Stated exercise
Set down each line of the material that follows, exactly, with no pictures.

Available data

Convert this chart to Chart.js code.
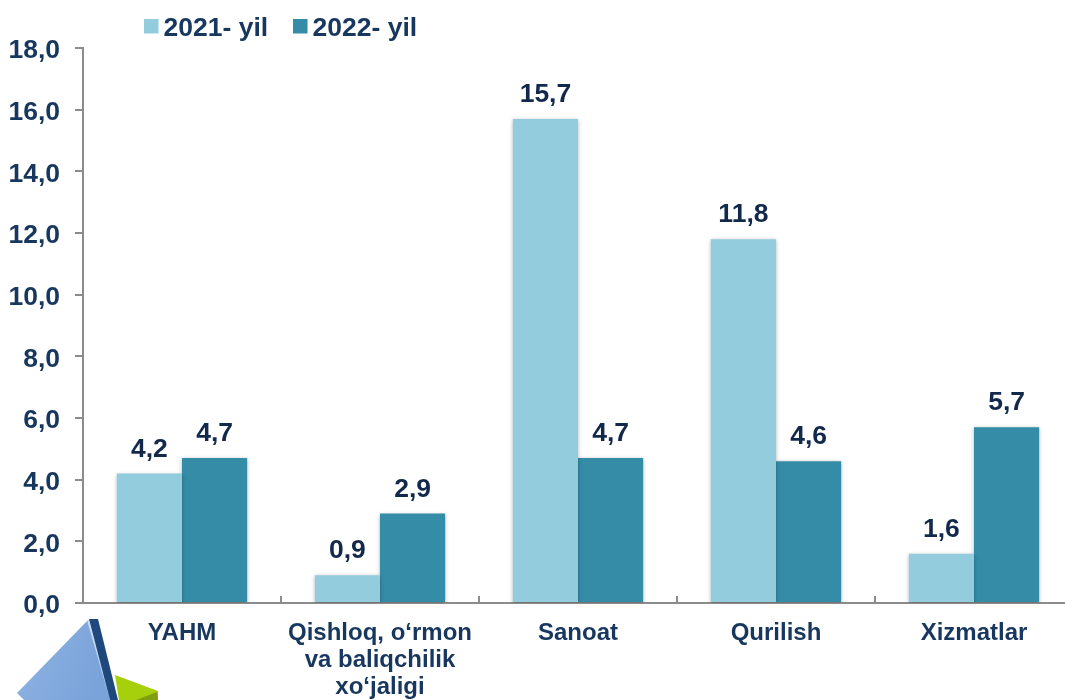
<!DOCTYPE html>
<html><head><meta charset="utf-8">
<style>html,body{margin:0;padding:0;background:#fff;overflow:hidden}canvas{display:block}</style>
<script src="https://cdn.jsdelivr.net/npm/chart.js@4"></script></head>
<body><div style="width:1065px;height:700px;position:relative;overflow:hidden"><canvas id="c" width="1080" height="700"></canvas>
<svg width="170" height="85" viewBox="0 615 170 85" style="position:absolute;left:0;top:615px">
<defs><linearGradient id="g" x1="0" y1="0" x2="1" y2="0.3"><stop offset="0" stop-color="#8fb3e3"/><stop offset="1" stop-color="#7aa3da"/></linearGradient></defs>
<polygon points="115,675 158,691 158,700 119,700" fill="#a6cf0c"/>
<polygon points="136,700 157,692 158,700" fill="#7f9e10"/>
<polygon points="17,693 88,620 111,700 24,700" fill="url(#g)"/>
<polyline points="88,620 111,700" fill="none" stroke="#c9dcf5" stroke-width="2"/>
<polygon points="89,619 98,619 118,700 110,700" fill="#1f497d"/>
</svg></div>
<script>
const categories=["YAHM",["Qishloq, o‘rmon","va baliqchilik","xo‘jaligi"],"Sanoat","Qurilish","Xizmatlar"];
const series2021=[4.2,0.9,15.7,11.8,1.6];
const series2022=[4.7,2.9,4.7,4.6,5.7];
const legendBoxX=[144,293];
const font="'Liberation Sans'";
const navy='#17375e';
const labelsPlugin={id:'vals',
beforeDatasetsDraw(ch){const c=ch.ctx;c.save();c.shadowColor='rgba(0,0,0,0.3)';c.shadowBlur=4;c.shadowOffsetY=1;},
afterDatasetsDraw(ch){const c=ch.ctx;c.restore();c.save();c.font="bold 26.5px "+font;c.fillStyle='#13294b';c.textAlign='center';c.textBaseline='alphabetic';
ch.data.datasets.forEach((d,i)=>{ch.getDatasetMeta(i).data.forEach((b,j)=>{c.fillText(d.data[j].toFixed(1).replace('.',','),b.x,b.y-17)})});
c.font="bold 26.5px "+font;c.fillStyle=navy;c.textAlign='left';
ch.data.datasets.forEach((d,i)=>{c.fillStyle=d.backgroundColor;c.fillRect(legendBoxX[i],19,14.5,14.5);c.fillStyle=navy;c.fillText(d.label,legendBoxX[i]+19.5,36)});
c.restore();}};
new Chart(document.getElementById('c'),{type:'bar',plugins:[labelsPlugin],data:{labels:categories,datasets:[
{label:'2021- yil',data:series2021,backgroundColor:'#93cddd'},
{label:'2022- yil',data:series2022,backgroundColor:'#358ca6'}]},
options:{responsive:false,animation:false,layout:{padding:{left:0,right:7,top:48,bottom:0}},
plugins:{tooltip:{enabled:false},legend:{display:false}},
datasets:{bar:{categoryPercentage:0.658,barPercentage:1}},
scales:{y:{min:0,max:18,afterFit(s){s.width=83},ticks:{stepSize:2,color:navy,padding:15,labelOffset:3,font:{family:font,size:26.5,weight:'bold'},callback:v=>v.toFixed(1).replace('.',',')},grid:{drawOnChartArea:false,color:'#8c8c8c',lineWidth:2,tickLength:8},border:{color:'#8c8c8c',width:2}},
x:{afterFit(s){s.height=97},ticks:{color:navy,maxRotation:0,padding:24,font:{family:font,size:24,weight:'bold',lineHeight:1.12}},grid:{drawOnChartArea:false,color:'#8c8c8c',lineWidth:2,tickLength:-7},border:{color:'#8c8c8c',width:2}}}}});
</script></body></html>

Expected answer
Convert this chart to Chart.js code.
<!DOCTYPE html>
<html><head><meta charset="utf-8">
<style>html,body{margin:0;padding:0;background:#fff;overflow:hidden}canvas{display:block}</style>
<script src="https://cdn.jsdelivr.net/npm/chart.js@4"></script></head>
<body><div style="width:1065px;height:700px;position:relative;overflow:hidden"><canvas id="c" width="1080" height="700"></canvas>
<svg width="170" height="85" viewBox="0 615 170 85" style="position:absolute;left:0;top:615px">
<defs><linearGradient id="g" x1="0" y1="0" x2="1" y2="0.3"><stop offset="0" stop-color="#8fb3e3"/><stop offset="1" stop-color="#7aa3da"/></linearGradient></defs>
<polygon points="115,675 158,691 158,700 119,700" fill="#a6cf0c"/>
<polygon points="136,700 157,692 158,700" fill="#7f9e10"/>
<polygon points="17,693 88,620 111,700 24,700" fill="url(#g)"/>
<polyline points="88,620 111,700" fill="none" stroke="#c9dcf5" stroke-width="2"/>
<polygon points="89,619 98,619 118,700 110,700" fill="#1f497d"/>
</svg></div>
<script>
const categories=["YAHM",["Qishloq, o‘rmon","va baliqchilik","xo‘jaligi"],"Sanoat","Qurilish","Xizmatlar"];
const series2021=[4.2,0.9,15.7,11.8,1.6];
const series2022=[4.7,2.9,4.7,4.6,5.7];
const legendBoxX=[144,293];
const font="'Liberation Sans'";
const navy='#17375e';
const labelsPlugin={id:'vals',
beforeDatasetsDraw(ch){const c=ch.ctx;c.save();c.shadowColor='rgba(0,0,0,0.3)';c.shadowBlur=4;c.shadowOffsetY=1;},
afterDatasetsDraw(ch){const c=ch.ctx;c.restore();c.save();c.font="bold 26.5px "+font;c.fillStyle='#13294b';c.textAlign='center';c.textBaseline='alphabetic';
ch.data.datasets.forEach((d,i)=>{ch.getDatasetMeta(i).data.forEach((b,j)=>{c.fillText(d.data[j].toFixed(1).replace('.',','),b.x,b.y-17)})});
c.font="bold 26.5px "+font;c.fillStyle=navy;c.textAlign='left';
ch.data.datasets.forEach((d,i)=>{c.fillStyle=d.backgroundColor;c.fillRect(legendBoxX[i],19,14.5,14.5);c.fillStyle=navy;c.fillText(d.label,legendBoxX[i]+19.5,36)});
c.restore();}};
new Chart(document.getElementById('c'),{type:'bar',plugins:[labelsPlugin],data:{labels:categories,datasets:[
{label:'2021- yil',data:series2021,backgroundColor:'#93cddd'},
{label:'2022- yil',data:series2022,backgroundColor:'#358ca6'}]},
options:{responsive:false,animation:false,layout:{padding:{left:0,right:7,top:48,bottom:0}},
plugins:{tooltip:{enabled:false},legend:{display:false}},
datasets:{bar:{categoryPercentage:0.658,barPercentage:1}},
scales:{y:{min:0,max:18,afterFit(s){s.width=83},ticks:{stepSize:2,color:navy,padding:15,labelOffset:3,font:{family:font,size:26.5,weight:'bold'},callback:v=>v.toFixed(1).replace('.',',')},grid:{drawOnChartArea:false,color:'#8c8c8c',lineWidth:2,tickLength:8},border:{color:'#8c8c8c',width:2}},
x:{afterFit(s){s.height=97},ticks:{color:navy,maxRotation:0,padding:24,font:{family:font,size:24,weight:'bold',lineHeight:1.12}},grid:{drawOnChartArea:false,color:'#8c8c8c',lineWidth:2,tickLength:-7},border:{color:'#8c8c8c',width:2}}}}});
</script></body></html>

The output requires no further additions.